The Smell of Molten Projects in the Morning

Ed Nisley's Blog: Shop notes, electronics, firmware, machinery, 3D printing, laser cuttery, and curiosities. Contents: 100% human thinking, 0% AI slop.

The New Hotness

  • SPICE Crystal Model

    Linear Technology’s LTSpice generic capacitor model has all the parts you need to synthesize a crystal, which is pointed out in the help file and various spots around the web. What’s missing is the relation between all the parts and the values you have in hand for an arbitrary crystal.

    SPICE Capacitor Model
    SPICE Capacitor Model

    The crystal capacitor model looks like this…

    Cpar (usually C0) along the right edge is the inter-electrode capacitance, on the order of a few pF.

    Rpar (usually R0) along the left edge is the parasitic resistance across the case, on the order of hundreds of MΩ.

    The RCL string in the middle is the “motional” part of the crystal model, generally found with a subscript “m” in the specs.

    • Rser (Rm or ESR) is on the order of 100 Ω
    • Capacitance (Cm) is the motional capacitance, on the order of fF (that’s femtofarad: 10-15)
    • Lser (Lm) is tens to thousands of mH
    • RLshunt is something I haven’t seen in any other model and, in fact, it doesn’t appear in the properties panel.
    Crystal Properties
    Crystal Properties

    Now, the part I screwed up is that the capacitor’s value (the number appearing on the schematic) is Capacitance (in the angle brackets that royally screw up WordPress HTML), not Cpar. So the crystal capacitor properties panel looks like this…

    That models a 10 MHz crystal, taken directly from a sidebar in Refinements in Crystal Ladder Filter Design by the legendary Wes Hayward W7ZOI, in the June 1995 issue of QEX.

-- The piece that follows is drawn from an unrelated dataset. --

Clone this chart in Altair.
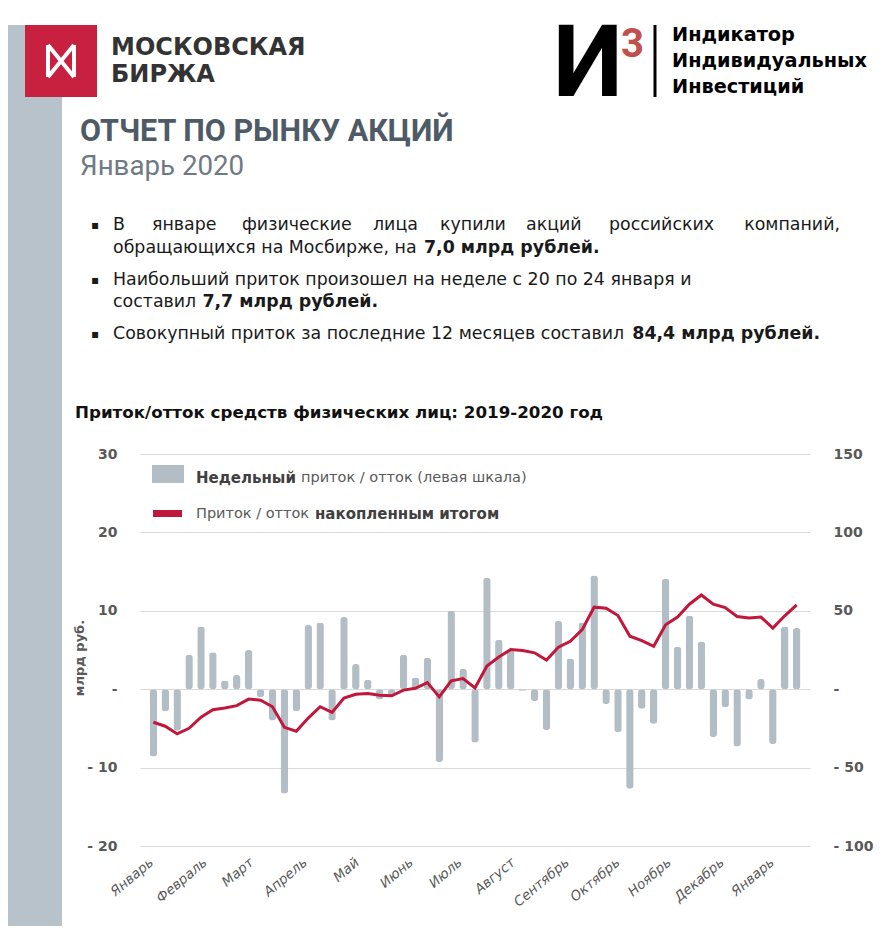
import altair as alt
import pandas as pd

# ---- data ----
weekly = [-8.6, -2.8, -5.3, 4.4, 8.0, 4.7, 1.1, 1.8, 5.0, -1.0,
          -4.0, -13.3, -2.8, 8.2, 8.5, -4.0, 9.2, 3.2, 1.2, -1.3,
          -1.0, 4.4, 1.5, 4.0, -9.3, 10.0, 2.6, -6.8, 14.2, 6.3,
          5.0, -0.2, -1.5, -5.2, 8.7, 3.9, 8.5, 14.5, -1.9, -5.5,
          -12.7, -2.5, -4.4, 14.1, 5.4, 9.4, 6.1, -6.1, -2.3, -7.3,
          -1.3, 1.3, -7.0, 8.0, 7.8]
cumulative = [-21.1, -23.6, -28.5, -24.9, -17.9, -13.1, -12.0, -10.5, -6.3, -7.0,
              -11.2, -24.3, -26.8, -18.4, -11.2, -14.8, -5.7, -3.2, -2.7, -3.8,
              -4.2, -0.6, 0.6, 4.2, -4.9, 5.3, 6.8, 0.8, 14.8, 20.5,
              25.3, 24.7, 23.2, 18.6, 26.8, 30.6, 38.0, 52.3, 51.7, 47.0,
              33.8, 31.0, 27.4, 41.1, 46.0, 54.2, 60.1, 54.2, 52.1, 46.4,
              45.4, 46.0, 39.0, 46.8, 53.8]
week_idx = list(range(len(weekly)))
month_names = ["Январь", "Февраль", "Март", "Апрель", "Май", "Июнь", "Июль",
               "Август", "Сентябрь", "Октябрь", "Ноябрь", "Декабрь", "Январь"]
month_ticks = [-0.55, 3.95, 7.85, 12.35, 16.7, 21.25, 25.35, 29.8, 34.35,
               38.6, 42.9, 47.35, 51.55]
left_ticks = [-20, -10, 0, 10, 20, 30]
right_ticks = [-100, -50, 0, 50, 100, 150]

df = pd.DataFrame({"week": week_idx, "weekly": weekly, "cum": cumulative})

W, H = 670, 392
AX = "#595959"
BAR = "#b3bdc6"
RED = "#c0173a"

names_js = "[" + ",".join("'%s'" % m for m in month_names) + "]"
ticks_js = "[" + ",".join(str(t) for t in month_ticks) + "]"
month_expr = "%s[indexof(%s, datum.value)]" % (names_js, ticks_js)

left_expr = ("datum.value == 0 ? '-\u00a0\u00a0' : (datum.value < 0 ? '- ' + abs(datum.value) : '' + datum.value)")
right_expr = ("datum.value == 0 ? '\u00a0\u00a0\u00a0\u00a0-' : (datum.value < 0 ? '- ' + abs(datum.value) : '' + datum.value)")

x_enc = alt.X("week:Q",
              scale=alt.Scale(domain=[-0.7, 54.7], nice=False, zero=False),
              axis=alt.Axis(values=month_ticks, labelExpr=month_expr, labelAngle=-40,
                            labelFontStyle="italic", labelColor=AX, labelFontSize=13.5,
                            labelFont="DejaVu Sans", domain=False, ticks=False, grid=False,
                            labelPadding=9, title=None, labelOverlap=False, labelFlush=False,
                            labelAlign="right", labelBaseline="top"))

bars = alt.Chart(df).mark_bar(size=7.5, cornerRadius=3, color=BAR).encode(
    x=x_enc,
    y=alt.Y("weekly:Q", scale=alt.Scale(domain=[-20, 30], nice=False),
            axis=alt.Axis(values=left_ticks, labelExpr=left_expr, grid=True,
                          gridColor="#d9d9d9", gridWidth=1, domain=False, ticks=False,
                          labelPadding=23, labelFontWeight="bold", labelFontSize=14,
                          labelFont="DejaVu Sans", labelColor=AX, title=None)),
)

line = alt.Chart(df).mark_line(color=RED, strokeWidth=3).encode(
    x=alt.X("week:Q"),
    y=alt.Y("cum:Q", scale=alt.Scale(domain=[-100, 150], nice=False),
            axis=alt.Axis(orient="right", values=right_ticks, labelExpr=right_expr,
                          grid=False, domain=False, ticks=False, labelPadding=23,
                          labelFontWeight="bold", labelFontSize=14, labelFont="DejaVu Sans",
                          labelColor=AX, title=None)),
)

ONE = alt.Data(values=[{}])


def txt(s, x, y, size=14, weight="normal", color="#000000", font="DejaVu Sans",
        align="left", baseline="middle", angle=0, style="normal"):
    return alt.Chart(ONE).mark_text(
        text=s, fontSize=size, fontWeight=weight, color=color, font=font, align=align,
        baseline=baseline, angle=angle, fontStyle=style
    ).encode(x=alt.value(x), y=alt.value(y))


def rect(x, x2, y, y2, color):
    return alt.Chart(ONE).mark_rect(color=color).encode(
        x=alt.value(x), x2=alt.value(x2), y=alt.value(y), y2=alt.value(y2))


def rule(x, y, x2, y2, color, w):
    return alt.Chart(ONE).mark_rule(color=color, strokeWidth=w).encode(
        x=alt.value(x), y=alt.value(y), x2=alt.value(x2), y2=alt.value(y2))


# page coords -> chart coords : x - 140, y - 454
annots_back = [rect(-140, -78, -429, 480, "#b8c2ca")]

header = [
    rect(-115, -43, -429, -357, "#c8213f"),
    rule(-92, -409, -92, -377, "white", 4),
    rule(-66, -409, -66, -377, "white", 4),
    rule(-92, -409, -66, -377, "white", 4),
    rule(-66, -409, -92, -377, "white", 4),
    txt("МОСКОВСКАЯ", -29, -406, size=24, weight="bold", color="#333333"),
    txt("БИРЖА", -29, -379, size=24, weight="bold", color="#333333"),
    txt("И", 413, -388, size=100, weight="bold", color="#000000", font="Roboto"),
    txt("3", 481, -409, size=40, weight="bold", color="#c0504d", font="Roboto"),
    rule(515, -429, 515, -357, "#000000", 3),
    txt("Индикатор", 532, -419, size=19.3, weight="bold"),
    txt("Индивидуальных", 532, -393, size=19.3, weight="bold"),
    txt("Инвестиций", 532, -367, size=19.3, weight="bold"),
    txt("ОТЧЕТ ПО РЫНКУ АКЦИЙ", -60, -322, size=30.5, weight="bold", color="#4e5b66", font="Roboto"),
    txt("Январь 2020", -60, -287, size=27.7, color="#6f7a84", font="Roboto"),
]

BT = "#1a1a1a"
FS = 17.4
bullets = []
for yy in (-229, -174, -120):
    bullets.append(txt("▪", -49, yy, size=12, color=BT))
line1_words = [("В", -27), ("январе", 12), ("физические", 102), ("лица", 233),
               ("купили", 300), ("акций", 386), ("российских", 469)]
for w, xx in line1_words:
    bullets.append(txt(w, xx, -229, size=FS, color=BT))
bullets.append(txt("компаний,", 700, -229, size=FS, color=BT, align="right"))
bullets += [
    txt("обращающихся на Мосбирже, на", -27, -206, size=FS, color=BT),
    txt("7,0 млрд рублей.", 284, -206, size=FS, weight="bold", color=BT),
    txt("Наибольший приток произошел на неделе с 20 по 24 января и", -27, -174, size=FS, color=BT),
    txt("составил", -27, -152, size=FS, color=BT),
    txt("7,7 млрд рублей.", 238, -152, size=FS, weight="bold", color=BT, align="right"),
    txt("Совокупный приток за последние 12 месяцев составил", -27, -120, size=FS, color=BT),
    txt("84,4 млрд рублей.", 680, -120, size=FS, weight="bold", color=BT, align="right"),
    txt("Приток/отток средств физических лиц: 2019-2020 год", -65, -41, size=16.7, weight="bold", color="#111111"),
]

legend = [
    rect(12, 44, 11, 29, BAR),
    rect(13, 42, 56, 63, RED),
    txt("Недельный", 56, 24, size=15, weight="bold", color="#404040"),
    txt("приток / отток (левая шкала)", 161, 24, size=14.5, color=AX),
    txt("Приток / отток", 56, 60, size=14.5, color=AX),
    txt("накопленным итогом", 175, 60, size=15, weight="bold", color="#404040"),
    txt("млрд руб.", -60, 204, size=13, weight="bold", color=AX, angle=270, align="center"),
]

chart = alt.layer(*annots_back, bars, line, *header, *bullets, *legend).resolve_scale(
    y="independent"
).properties(
    width=W, height=H,
    padding={"left": 132, "top": 446, "right": 77, "bottom": 80},
    autosize=alt.AutoSizeParams(type="none"),
    background="white",
).configure_view(stroke=None)

chart.save("out.html", embed_options={"renderer": "svg", "actions": False})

    Guess what? Plug it into a model of his crystal-measuring circuit and it works exactly like he says it should. No surprise there…

    SPICE has a bit of trouble simulating high-Q oscillators; they tend to not start up properly. If nothing seems to be happening, wait for a few tens-to-hundreds of milliseconds before despairing. Try chopping Rser down by a factor of two or four to see if that improves its disposition.

    You could try injecting a few (hundred thousand) cycles of a kickstart signal, but that’s fraught with peril: you’re simulating something even further from reality than usual.

    Memo to Self: You can rename the cap from C2 (or whatever) to X1 (or whatever) and everything still works fine.